◆ **WHAT TO WORK ON**
An exact copy of all the data is required, with pictures left out.

◆ **MATERIAL PROVIDED**
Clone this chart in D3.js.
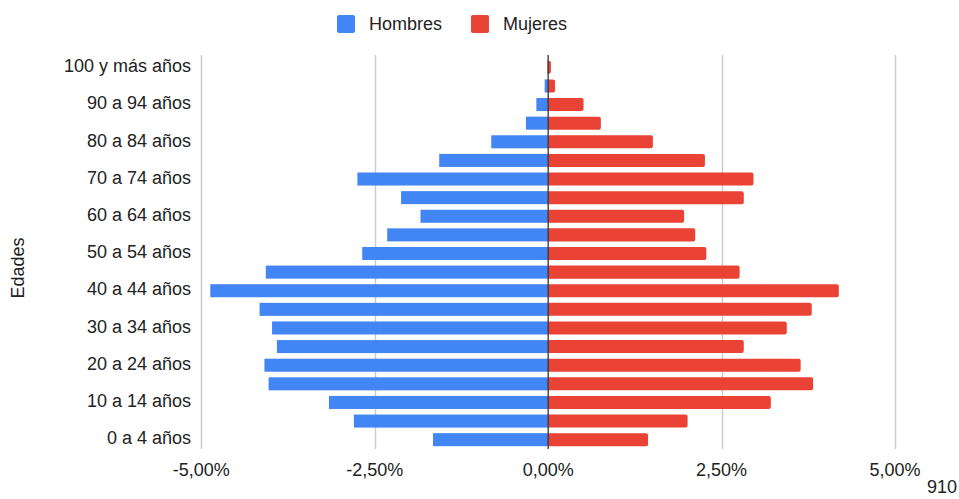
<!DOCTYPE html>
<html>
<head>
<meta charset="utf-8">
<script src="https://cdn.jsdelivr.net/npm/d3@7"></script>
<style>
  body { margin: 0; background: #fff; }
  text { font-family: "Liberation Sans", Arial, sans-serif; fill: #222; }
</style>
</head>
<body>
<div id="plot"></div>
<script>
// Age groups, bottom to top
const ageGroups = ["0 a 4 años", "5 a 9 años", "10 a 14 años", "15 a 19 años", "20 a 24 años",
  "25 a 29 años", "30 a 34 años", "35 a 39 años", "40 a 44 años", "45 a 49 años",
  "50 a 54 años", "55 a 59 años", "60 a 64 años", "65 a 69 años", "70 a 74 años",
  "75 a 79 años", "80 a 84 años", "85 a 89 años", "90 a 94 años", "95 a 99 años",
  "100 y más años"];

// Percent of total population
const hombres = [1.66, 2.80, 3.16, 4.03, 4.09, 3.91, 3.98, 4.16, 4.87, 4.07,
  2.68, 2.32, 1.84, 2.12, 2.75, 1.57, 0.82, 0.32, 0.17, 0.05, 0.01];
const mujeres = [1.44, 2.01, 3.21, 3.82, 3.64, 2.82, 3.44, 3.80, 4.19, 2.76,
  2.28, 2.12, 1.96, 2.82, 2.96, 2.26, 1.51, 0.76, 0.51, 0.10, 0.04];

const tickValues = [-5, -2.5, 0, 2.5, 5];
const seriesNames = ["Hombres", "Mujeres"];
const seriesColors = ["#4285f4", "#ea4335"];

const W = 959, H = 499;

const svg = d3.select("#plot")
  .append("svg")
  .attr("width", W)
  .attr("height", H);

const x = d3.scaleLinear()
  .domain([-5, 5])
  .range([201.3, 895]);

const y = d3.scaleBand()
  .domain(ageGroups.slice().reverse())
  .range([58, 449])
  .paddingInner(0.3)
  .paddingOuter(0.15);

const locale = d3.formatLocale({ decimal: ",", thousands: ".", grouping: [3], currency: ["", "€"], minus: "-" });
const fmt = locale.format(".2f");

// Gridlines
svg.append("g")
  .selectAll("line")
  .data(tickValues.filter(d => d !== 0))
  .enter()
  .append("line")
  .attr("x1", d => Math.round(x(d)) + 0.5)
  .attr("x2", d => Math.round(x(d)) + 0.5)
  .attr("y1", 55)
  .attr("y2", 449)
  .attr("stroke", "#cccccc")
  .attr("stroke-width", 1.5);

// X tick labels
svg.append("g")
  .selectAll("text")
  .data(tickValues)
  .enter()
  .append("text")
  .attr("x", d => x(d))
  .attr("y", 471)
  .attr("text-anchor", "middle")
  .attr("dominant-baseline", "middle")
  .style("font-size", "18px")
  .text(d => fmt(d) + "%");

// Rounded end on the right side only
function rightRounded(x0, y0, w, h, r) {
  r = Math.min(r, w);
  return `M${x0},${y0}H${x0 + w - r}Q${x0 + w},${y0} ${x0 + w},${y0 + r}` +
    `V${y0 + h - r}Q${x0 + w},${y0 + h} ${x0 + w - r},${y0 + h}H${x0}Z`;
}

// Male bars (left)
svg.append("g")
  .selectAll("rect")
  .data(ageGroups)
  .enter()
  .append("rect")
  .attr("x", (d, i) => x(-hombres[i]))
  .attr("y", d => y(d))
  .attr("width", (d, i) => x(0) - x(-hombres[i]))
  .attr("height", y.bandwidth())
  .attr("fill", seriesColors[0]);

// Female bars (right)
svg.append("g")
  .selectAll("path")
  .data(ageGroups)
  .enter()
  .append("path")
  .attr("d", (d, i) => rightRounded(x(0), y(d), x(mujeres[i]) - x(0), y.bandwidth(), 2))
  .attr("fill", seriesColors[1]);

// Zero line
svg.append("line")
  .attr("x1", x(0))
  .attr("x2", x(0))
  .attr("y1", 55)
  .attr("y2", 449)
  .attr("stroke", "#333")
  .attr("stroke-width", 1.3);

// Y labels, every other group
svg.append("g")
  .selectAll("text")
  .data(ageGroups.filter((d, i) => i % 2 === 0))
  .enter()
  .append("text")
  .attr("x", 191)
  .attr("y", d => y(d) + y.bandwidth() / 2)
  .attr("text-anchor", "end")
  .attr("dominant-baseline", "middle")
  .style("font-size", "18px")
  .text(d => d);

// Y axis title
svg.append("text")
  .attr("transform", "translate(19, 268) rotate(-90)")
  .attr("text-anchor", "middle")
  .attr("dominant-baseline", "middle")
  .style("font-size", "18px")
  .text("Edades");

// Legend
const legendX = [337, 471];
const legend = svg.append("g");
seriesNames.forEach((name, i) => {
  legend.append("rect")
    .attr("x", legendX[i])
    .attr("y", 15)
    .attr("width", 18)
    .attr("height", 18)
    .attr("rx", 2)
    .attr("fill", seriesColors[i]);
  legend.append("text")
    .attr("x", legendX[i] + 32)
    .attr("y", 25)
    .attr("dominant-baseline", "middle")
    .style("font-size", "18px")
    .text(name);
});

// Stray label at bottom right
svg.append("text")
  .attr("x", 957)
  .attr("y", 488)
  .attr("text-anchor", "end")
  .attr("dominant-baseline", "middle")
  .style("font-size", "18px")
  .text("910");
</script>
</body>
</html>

◆ **WORKED SOLUTION**
Clone this chart in D3.js.
<!DOCTYPE html>
<html>
<head>
<meta charset="utf-8">
<script src="https://cdn.jsdelivr.net/npm/d3@7"></script>
<style>
  body { margin: 0; background: #fff; }
  text { font-family: "Liberation Sans", Arial, sans-serif; fill: #222; }
</style>
</head>
<body>
<div id="plot"></div>
<script>
// Age groups, bottom to top
const ageGroups = ["0 a 4 años", "5 a 9 años", "10 a 14 años", "15 a 19 años", "20 a 24 años",
  "25 a 29 años", "30 a 34 años", "35 a 39 años", "40 a 44 años", "45 a 49 años",
  "50 a 54 años", "55 a 59 años", "60 a 64 años", "65 a 69 años", "70 a 74 años",
  "75 a 79 años", "80 a 84 años", "85 a 89 años", "90 a 94 años", "95 a 99 años",
  "100 y más años"];

// Percent of total population
const hombres = [1.66, 2.80, 3.16, 4.03, 4.09, 3.91, 3.98, 4.16, 4.87, 4.07,
  2.68, 2.32, 1.84, 2.12, 2.75, 1.57, 0.82, 0.32, 0.17, 0.05, 0.01];
const mujeres = [1.44, 2.01, 3.21, 3.82, 3.64, 2.82, 3.44, 3.80, 4.19, 2.76,
  2.28, 2.12, 1.96, 2.82, 2.96, 2.26, 1.51, 0.76, 0.51, 0.10, 0.04];

const tickValues = [-5, -2.5, 0, 2.5, 5];
const seriesNames = ["Hombres", "Mujeres"];
const seriesColors = ["#4285f4", "#ea4335"];

const W = 959, H = 499;

const svg = d3.select("#plot")
  .append("svg")
  .attr("width", W)
  .attr("height", H);

const x = d3.scaleLinear()
  .domain([-5, 5])
  .range([201.3, 895]);

const y = d3.scaleBand()
  .domain(ageGroups.slice().reverse())
  .range([58, 449])
  .paddingInner(0.3)
  .paddingOuter(0.15);

const locale = d3.formatLocale({ decimal: ",", thousands: ".", grouping: [3], currency: ["", "€"], minus: "-" });
const fmt = locale.format(".2f");

// Gridlines
svg.append("g")
  .selectAll("line")
  .data(tickValues.filter(d => d !== 0))
  .enter()
  .append("line")
  .attr("x1", d => Math.round(x(d)) + 0.5)
  .attr("x2", d => Math.round(x(d)) + 0.5)
  .attr("y1", 55)
  .attr("y2", 449)
  .attr("stroke", "#cccccc")
  .attr("stroke-width", 1.5);

// X tick labels
svg.append("g")
  .selectAll("text")
  .data(tickValues)
  .enter()
  .append("text")
  .attr("x", d => x(d))
  .attr("y", 471)
  .attr("text-anchor", "middle")
  .attr("dominant-baseline", "middle")
  .style("font-size", "18px")
  .text(d => fmt(d) + "%");

// Rounded end on the right side only
function rightRounded(x0, y0, w, h, r) {
  r = Math.min(r, w);
  return `M${x0},${y0}H${x0 + w - r}Q${x0 + w},${y0} ${x0 + w},${y0 + r}` +
    `V${y0 + h - r}Q${x0 + w},${y0 + h} ${x0 + w - r},${y0 + h}H${x0}Z`;
}

// Male bars (left)
svg.append("g")
  .selectAll("rect")
  .data(ageGroups)
  .enter()
  .append("rect")
  .attr("x", (d, i) => x(-hombres[i]))
  .attr("y", d => y(d))
  .attr("width", (d, i) => x(0) - x(-hombres[i]))
  .attr("height", y.bandwidth())
  .attr("fill", seriesColors[0]);

// Female bars (right)
svg.append("g")
  .selectAll("path")
  .data(ageGroups)
  .enter()
  .append("path")
  .attr("d", (d, i) => rightRounded(x(0), y(d), x(mujeres[i]) - x(0), y.bandwidth(), 2))
  .attr("fill", seriesColors[1]);

// Zero line
svg.append("line")
  .attr("x1", x(0))
  .attr("x2", x(0))
  .attr("y1", 55)
  .attr("y2", 449)
  .attr("stroke", "#333")
  .attr("stroke-width", 1.3);

// Y labels, every other group
svg.append("g")
  .selectAll("text")
  .data(ageGroups.filter((d, i) => i % 2 === 0))
  .enter()
  .append("text")
  .attr("x", 191)
  .attr("y", d => y(d) + y.bandwidth() / 2)
  .attr("text-anchor", "end")
  .attr("dominant-baseline", "middle")
  .style("font-size", "18px")
  .text(d => d);

// Y axis title
svg.append("text")
  .attr("transform", "translate(19, 268) rotate(-90)")
  .attr("text-anchor", "middle")
  .attr("dominant-baseline", "middle")
  .style("font-size", "18px")
  .text("Edades");

// Legend
const legendX = [337, 471];
const legend = svg.append("g");
seriesNames.forEach((name, i) => {
  legend.append("rect")
    .attr("x", legendX[i])
    .attr("y", 15)
    .attr("width", 18)
    .attr("height", 18)
    .attr("rx", 2)
    .attr("fill", seriesColors[i]);
  legend.append("text")
    .attr("x", legendX[i] + 32)
    .attr("y", 25)
    .attr("dominant-baseline", "middle")
    .style("font-size", "18px")
    .text(name);
});

// Stray label at bottom right
svg.append("text")
  .attr("x", 957)
  .attr("y", 488)
  .attr("text-anchor", "end")
  .attr("dominant-baseline", "middle")
  .style("font-size", "18px")
  .text("910");
</script>
</body>
</html>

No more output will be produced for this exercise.